Жизнелюб. Не только в юности, но и в зрелые годы он не мог, не хотел верить в то, что человек может быть несчастным.
— Для хныканья у меня просто нет времени: столько надо еще поездить по стране, посмотреть, поохотиться. А главное, написать обо всем увиденном. И не просто написать, а непременно — хорошо. Да это же высшее счастье, которое только может выпасть на долю человеку. А что критики меня не замечают, так это не суть важно, — как-то сказал он мне со всегдашней умной своей улыбкой.
Но я-то отлично чувствовал, как тяжело ранили его и согласные нападки рапповской критики на ряд опубликованных им работ и почти гробовое молчание о изданной и переизданной, благодаря усилиям А. С. Новикова-Прибоя, книге «Годы, тропы, ружье».
— Не важно-то не важно, но ведь это же в сотни раз суживает круг читателей книги! И кому польза от этого? — с грустью заметил я.
— Только бы издать «Яик уходит в море» — заговорят! — с несокрушимым оптимизмом ответил мне Валерьян.
Я знал, что выпуск большого многопланового романа-эпопеи об уральском казачестве, над которым Валерьян работал много лет, задерживается в издательстве молодым, чрезмерно робким редактором, и старался помочь своему другу чем мог.
В том же издательстве и в то же время готовился к печати основной труд моей жизни — роман о сибирском крестьянстве. И тоже, сколько с ним было связано надежд и треволнений!
В октябре 1937 года книги наши, наконец, вышли в свет. Мы обменялись авторскими экземплярами. И, конечно, прочли друг друга в первые же две ночи, но встретиться, чтоб обменяться мнениями о своих работах, нам уже было не суждено.
В очерке «Последние выстрелы», замыкающем книгу «Годы, тропы, ружье», в двух последних его абзацах Валерьяном написаны как бы пророческие слова: «Мог ли я, мальчишка, тогда думать, что этот такой обычный, простой и чудесный мир когда-нибудь уйдет от меня? И что все имеет конец? Теперь отца уже нет в живых, а через два, самое большое три десятка лет не станет и меня. Но и сейчас не могу себе представить, что я когда-то не буду ходить по этой земле, перестану дышать ее теплыми запахами…
Над пароходом, над моей головой в черном клочкастом небе летела казара. В глубокой заводи под яром тяжело взметнулась какая-то крупная рыба. Так же, как четверть века назад, на ятови перевалился жирный осетр, а вверху гоготали гуси, пересекая мир с севера на юг».

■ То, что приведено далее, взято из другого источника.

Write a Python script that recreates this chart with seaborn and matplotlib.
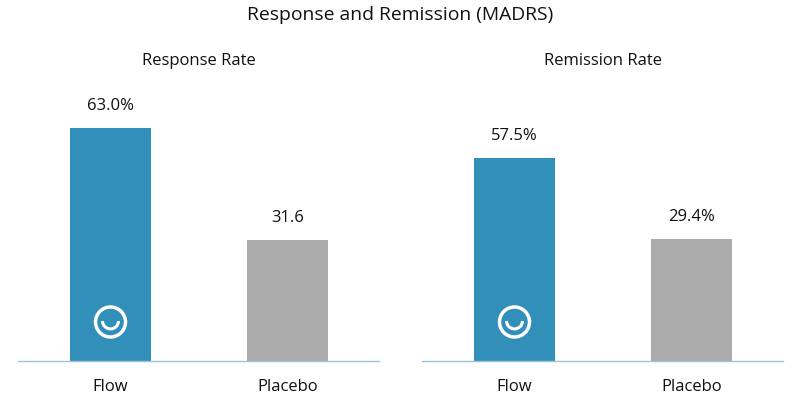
import matplotlib
matplotlib.use("Agg")
import matplotlib.pyplot as plt
from matplotlib.patches import Arc, Ellipse
import pandas as pd
import seaborn as sns

groups = ["Flow", "Placebo"]
# bar heights as drawn in the picture, they do not quite follow the printed labels
response = [63.0, 32.7]
remission = [54.9, 33.0]
response_labels = ["63.0%", "31.6"]
remission_labels = ["57.5%", "29.4%"]

sns.set_theme(style="white")
plt.rcParams["font.family"] = ["Open Sans", "DejaVu Sans"]

colors = ["#328fba", "#ababab"]
TEXT = "#111111"
PX_X = 177.0  # pixels per category
PX_Y = 3.7  # pixels per percent


def draw_smiley(ax):
    # drawn in data units on the Flow bar
    cy = 39 / PX_Y
    ax.add_patch(Ellipse((0, cy), 30 / PX_X, 30 / PX_Y, fill=False, ec="white", lw=2.5, zorder=5))
    ax.add_patch(Arc((0, cy + 0.3), 16 / PX_X, 16 / PX_Y, theta1=225, theta2=315,
                     ec="white", lw=2.2, zorder=5))


def draw_panel(ax, values, labels, title):
    df = pd.DataFrame({"group": groups, "value": values})
    sns.barplot(data=df, x="group", y="value", hue="group", palette=colors,
                width=81 / PX_X, legend=False, ax=ax, saturation=1, linewidth=0)
    ax.set_xlim(-0.5226, 1.517)
    ax.set_ylim(0, 290 / PX_Y)
    ax.set_yticks([])
    ax.set_xlabel(""); ax.set_ylabel("")
    ax.set_title(title, fontsize=12, color=TEXT, pad=4.3)
    ax.tick_params(axis="x", length=0, labelsize=12, labelcolor=TEXT, pad=13)
    sns.despine(ax=ax, left=True)
    ax.spines["bottom"].set_color("#9cc6d6")
    ax.spines["bottom"].set_linewidth(1)
    for i, v in enumerate(values):
        ax.annotate(labels[i], (i, v), xytext=(0, 10), textcoords="offset points",
                    ha="center", va="bottom", fontsize=12, color=TEXT)
    draw_smiley(ax)


fig, axes = plt.subplots(1, 2, figsize=(8, 4), dpi=100)
axes[0].set_position([18 / 800, 39 / 400, 361 / 800, 290 / 400])
axes[1].set_position([422 / 800, 39 / 400, 361 / 800, 290 / 400])
draw_panel(axes[0], response, response_labels, "Response Rate")
draw_panel(axes[1], remission, remission_labels, "Remission Rate")
fig.text(0.5, 0.962, "Response and Remission (MADRS)", ha="center", va="center", fontsize=13.9, color=TEXT)
fig.savefig("out.png", dpi=100)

Да, все имеет конец. Жизнелюб, пламенный охотник, превосходный русский писатель, человек нежнейшей, поэтической души — Валерьян Павлович Правдухин — уже более четверти века не ходит по этой земле, не дышит ее теплыми запахами. Пусть же хоть этот краткий «охотничий» очерк мой будет скромной данью незаслуженно забытому, проникновенному живописцу родной природы.